Again, assuming the input protein and ligand structures have been prepared as described above, a gameplan calculation can be performed as follows:

> gameplan -szmap_mpi_np 4 -prefix 4std_gameplan -p 4std_prot.oeb.gz -l 4std_lig.oeb.gz

The protein and ligand are analyzed and the most informative sample points are identified. szmap is then run on those points, and the results are transformed into a set of potential ligand modifications. All of this takes about 4 minutes on four 2.8GHz processors and the output is placed in the file “4std_gameplan.oeb.gz”, which can be analyzed in VIDA using the WaterColor VIDA Extension. The file “4std_gameplan.log” documents the results, including the energy values for each attachment hypothesis.

The command line option -szmap_mpi_np # controls how gameplan runs szmap to compute the results. More information on options can be found in chapter gameplan.

Analyzing Gameplan Results

Results from gameplan contain ideas for ligand modifications and points where water is stabilizing or destabilizing the protein/ligand complex.
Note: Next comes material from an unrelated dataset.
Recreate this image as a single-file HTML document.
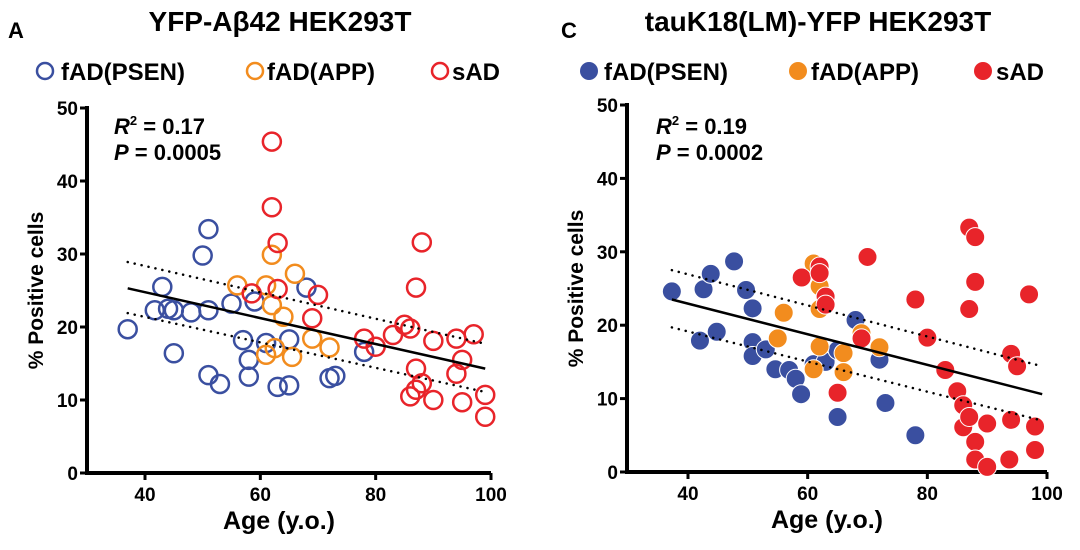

> vida 4std_gameplan.oeb.gz
_images/4std_polar_attachment.png

Gameplan Hypothesis for a Polar Attachment

In Gameplan Hypothesis for a Polar Attachment, the WaterColor VIDA Extension has been used to configure the display of the gameplan results by highlighting any part of the gameplan results in the list window and running WaterColor VIDA Extension. Using the up-arrow and down-arrow keys, you can browse through the different components of the results in the list window. Shown in pink is a suggestion for a site where a hydrogen-bond acceptor might interact favorably with nearby tyrosine residues. The yellow ball indicates that water makes a strong polar interaction at this site in the apo-protein. For a complete description, see chapter gameplan.